====== Material provided
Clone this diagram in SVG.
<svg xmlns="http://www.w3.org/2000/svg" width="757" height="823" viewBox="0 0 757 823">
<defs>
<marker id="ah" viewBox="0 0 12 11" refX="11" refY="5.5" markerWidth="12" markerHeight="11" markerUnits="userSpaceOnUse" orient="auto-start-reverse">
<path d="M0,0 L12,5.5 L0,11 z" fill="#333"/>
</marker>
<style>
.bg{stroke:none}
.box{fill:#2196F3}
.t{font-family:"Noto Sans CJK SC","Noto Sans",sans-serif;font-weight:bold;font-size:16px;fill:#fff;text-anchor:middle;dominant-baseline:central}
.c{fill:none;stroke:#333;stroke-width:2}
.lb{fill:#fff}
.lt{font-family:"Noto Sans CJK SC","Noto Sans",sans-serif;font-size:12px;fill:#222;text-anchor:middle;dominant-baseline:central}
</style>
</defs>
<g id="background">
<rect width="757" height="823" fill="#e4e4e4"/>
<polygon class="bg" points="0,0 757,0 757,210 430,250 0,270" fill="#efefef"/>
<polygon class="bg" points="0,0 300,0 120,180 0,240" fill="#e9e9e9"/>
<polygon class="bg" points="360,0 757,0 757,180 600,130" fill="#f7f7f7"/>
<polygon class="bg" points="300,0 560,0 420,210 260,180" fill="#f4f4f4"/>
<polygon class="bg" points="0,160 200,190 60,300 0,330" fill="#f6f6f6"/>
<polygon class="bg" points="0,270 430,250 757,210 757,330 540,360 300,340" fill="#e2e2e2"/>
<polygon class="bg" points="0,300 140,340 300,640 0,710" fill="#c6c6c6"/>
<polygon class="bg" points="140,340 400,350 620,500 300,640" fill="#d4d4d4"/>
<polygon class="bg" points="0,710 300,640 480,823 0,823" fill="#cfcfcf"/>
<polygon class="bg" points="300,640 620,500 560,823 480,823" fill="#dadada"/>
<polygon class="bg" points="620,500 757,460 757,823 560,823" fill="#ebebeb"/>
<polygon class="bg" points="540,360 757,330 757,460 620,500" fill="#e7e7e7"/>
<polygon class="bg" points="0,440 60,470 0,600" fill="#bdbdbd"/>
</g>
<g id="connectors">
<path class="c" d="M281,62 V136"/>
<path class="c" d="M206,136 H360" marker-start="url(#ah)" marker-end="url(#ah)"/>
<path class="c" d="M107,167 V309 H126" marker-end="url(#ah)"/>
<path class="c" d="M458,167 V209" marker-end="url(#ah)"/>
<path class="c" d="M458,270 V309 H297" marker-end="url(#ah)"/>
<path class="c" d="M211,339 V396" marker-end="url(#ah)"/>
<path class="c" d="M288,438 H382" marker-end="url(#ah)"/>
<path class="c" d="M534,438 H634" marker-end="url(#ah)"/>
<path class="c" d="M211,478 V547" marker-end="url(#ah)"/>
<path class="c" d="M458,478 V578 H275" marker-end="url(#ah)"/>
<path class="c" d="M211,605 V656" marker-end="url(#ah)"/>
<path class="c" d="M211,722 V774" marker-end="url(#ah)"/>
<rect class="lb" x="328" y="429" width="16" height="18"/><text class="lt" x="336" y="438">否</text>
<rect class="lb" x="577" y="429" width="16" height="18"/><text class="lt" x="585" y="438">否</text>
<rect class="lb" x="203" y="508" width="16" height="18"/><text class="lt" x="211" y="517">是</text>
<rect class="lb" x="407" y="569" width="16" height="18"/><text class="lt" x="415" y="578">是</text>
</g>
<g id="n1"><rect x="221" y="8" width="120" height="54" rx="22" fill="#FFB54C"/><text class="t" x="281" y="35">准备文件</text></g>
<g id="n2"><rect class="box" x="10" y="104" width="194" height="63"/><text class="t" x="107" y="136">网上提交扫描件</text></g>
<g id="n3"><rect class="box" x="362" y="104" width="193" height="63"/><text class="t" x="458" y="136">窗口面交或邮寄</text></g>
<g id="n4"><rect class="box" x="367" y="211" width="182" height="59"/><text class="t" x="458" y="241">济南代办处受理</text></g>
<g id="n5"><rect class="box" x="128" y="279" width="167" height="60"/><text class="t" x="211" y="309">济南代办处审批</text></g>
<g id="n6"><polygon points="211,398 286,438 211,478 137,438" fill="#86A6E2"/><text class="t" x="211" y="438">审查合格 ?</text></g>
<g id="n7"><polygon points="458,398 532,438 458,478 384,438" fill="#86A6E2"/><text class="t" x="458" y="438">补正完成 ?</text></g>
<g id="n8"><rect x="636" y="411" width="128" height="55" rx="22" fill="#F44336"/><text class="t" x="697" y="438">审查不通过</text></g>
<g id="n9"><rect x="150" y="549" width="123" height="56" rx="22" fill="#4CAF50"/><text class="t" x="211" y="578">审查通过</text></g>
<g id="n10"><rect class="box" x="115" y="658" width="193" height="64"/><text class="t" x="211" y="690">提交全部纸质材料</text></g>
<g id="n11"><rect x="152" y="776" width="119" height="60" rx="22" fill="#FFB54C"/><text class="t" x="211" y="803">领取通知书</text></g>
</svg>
============
What to work on: Make an exact copy of all the data.

Task response:
Clone this diagram in SVG.
<svg xmlns="http://www.w3.org/2000/svg" width="757" height="823" viewBox="0 0 757 823">
<defs>
<marker id="ah" viewBox="0 0 12 11" refX="11" refY="5.5" markerWidth="12" markerHeight="11" markerUnits="userSpaceOnUse" orient="auto-start-reverse">
<path d="M0,0 L12,5.5 L0,11 z" fill="#333"/>
</marker>
<style>
.bg{stroke:none}
.box{fill:#2196F3}
.t{font-family:"Noto Sans CJK SC","Noto Sans",sans-serif;font-weight:bold;font-size:16px;fill:#fff;text-anchor:middle;dominant-baseline:central}
.c{fill:none;stroke:#333;stroke-width:2}
.lb{fill:#fff}
.lt{font-family:"Noto Sans CJK SC","Noto Sans",sans-serif;font-size:12px;fill:#222;text-anchor:middle;dominant-baseline:central}
</style>
</defs>
<g id="background">
<rect width="757" height="823" fill="#e4e4e4"/>
<polygon class="bg" points="0,0 757,0 757,210 430,250 0,270" fill="#efefef"/>
<polygon class="bg" points="0,0 300,0 120,180 0,240" fill="#e9e9e9"/>
<polygon class="bg" points="360,0 757,0 757,180 600,130" fill="#f7f7f7"/>
<polygon class="bg" points="300,0 560,0 420,210 260,180" fill="#f4f4f4"/>
<polygon class="bg" points="0,160 200,190 60,300 0,330" fill="#f6f6f6"/>
<polygon class="bg" points="0,270 430,250 757,210 757,330 540,360 300,340" fill="#e2e2e2"/>
<polygon class="bg" points="0,300 140,340 300,640 0,710" fill="#c6c6c6"/>
<polygon class="bg" points="140,340 400,350 620,500 300,640" fill="#d4d4d4"/>
<polygon class="bg" points="0,710 300,640 480,823 0,823" fill="#cfcfcf"/>
<polygon class="bg" points="300,640 620,500 560,823 480,823" fill="#dadada"/>
<polygon class="bg" points="620,500 757,460 757,823 560,823" fill="#ebebeb"/>
<polygon class="bg" points="540,360 757,330 757,460 620,500" fill="#e7e7e7"/>
<polygon class="bg" points="0,440 60,470 0,600" fill="#bdbdbd"/>
</g>
<g id="connectors">
<path class="c" d="M281,62 V136"/>
<path class="c" d="M206,136 H360" marker-start="url(#ah)" marker-end="url(#ah)"/>
<path class="c" d="M107,167 V309 H126" marker-end="url(#ah)"/>
<path class="c" d="M458,167 V209" marker-end="url(#ah)"/>
<path class="c" d="M458,270 V309 H297" marker-end="url(#ah)"/>
<path class="c" d="M211,339 V396" marker-end="url(#ah)"/>
<path class="c" d="M288,438 H382" marker-end="url(#ah)"/>
<path class="c" d="M534,438 H634" marker-end="url(#ah)"/>
<path class="c" d="M211,478 V547" marker-end="url(#ah)"/>
<path class="c" d="M458,478 V578 H275" marker-end="url(#ah)"/>
<path class="c" d="M211,605 V656" marker-end="url(#ah)"/>
<path class="c" d="M211,722 V774" marker-end="url(#ah)"/>
<rect class="lb" x="328" y="429" width="16" height="18"/><text class="lt" x="336" y="438">否</text>
<rect class="lb" x="577" y="429" width="16" height="18"/><text class="lt" x="585" y="438">否</text>
<rect class="lb" x="203" y="508" width="16" height="18"/><text class="lt" x="211" y="517">是</text>
<rect class="lb" x="407" y="569" width="16" height="18"/><text class="lt" x="415" y="578">是</text>
</g>
<g id="n1"><rect x="221" y="8" width="120" height="54" rx="22" fill="#FFB54C"/><text class="t" x="281" y="35">准备文件</text></g>
<g id="n2"><rect class="box" x="10" y="104" width="194" height="63"/><text class="t" x="107" y="136">网上提交扫描件</text></g>
<g id="n3"><rect class="box" x="362" y="104" width="193" height="63"/><text class="t" x="458" y="136">窗口面交或邮寄</text></g>
<g id="n4"><rect class="box" x="367" y="211" width="182" height="59"/><text class="t" x="458" y="241">济南代办处受理</text></g>
<g id="n5"><rect class="box" x="128" y="279" width="167" height="60"/><text class="t" x="211" y="309">济南代办处审批</text></g>
<g id="n6"><polygon points="211,398 286,438 211,478 137,438" fill="#86A6E2"/><text class="t" x="211" y="438">审查合格 ?</text></g>
<g id="n7"><polygon points="458,398 532,438 458,478 384,438" fill="#86A6E2"/><text class="t" x="458" y="438">补正完成 ?</text></g>
<g id="n8"><rect x="636" y="411" width="128" height="55" rx="22" fill="#F44336"/><text class="t" x="697" y="438">审查不通过</text></g>
<g id="n9"><rect x="150" y="549" width="123" height="56" rx="22" fill="#4CAF50"/><text class="t" x="211" y="578">审查通过</text></g>
<g id="n10"><rect class="box" x="115" y="658" width="193" height="64"/><text class="t" x="211" y="690">提交全部纸质材料</text></g>
<g id="n11"><rect x="152" y="776" width="119" height="60" rx="22" fill="#FFB54C"/><text class="t" x="211" y="803">领取通知书</text></g>
</svg>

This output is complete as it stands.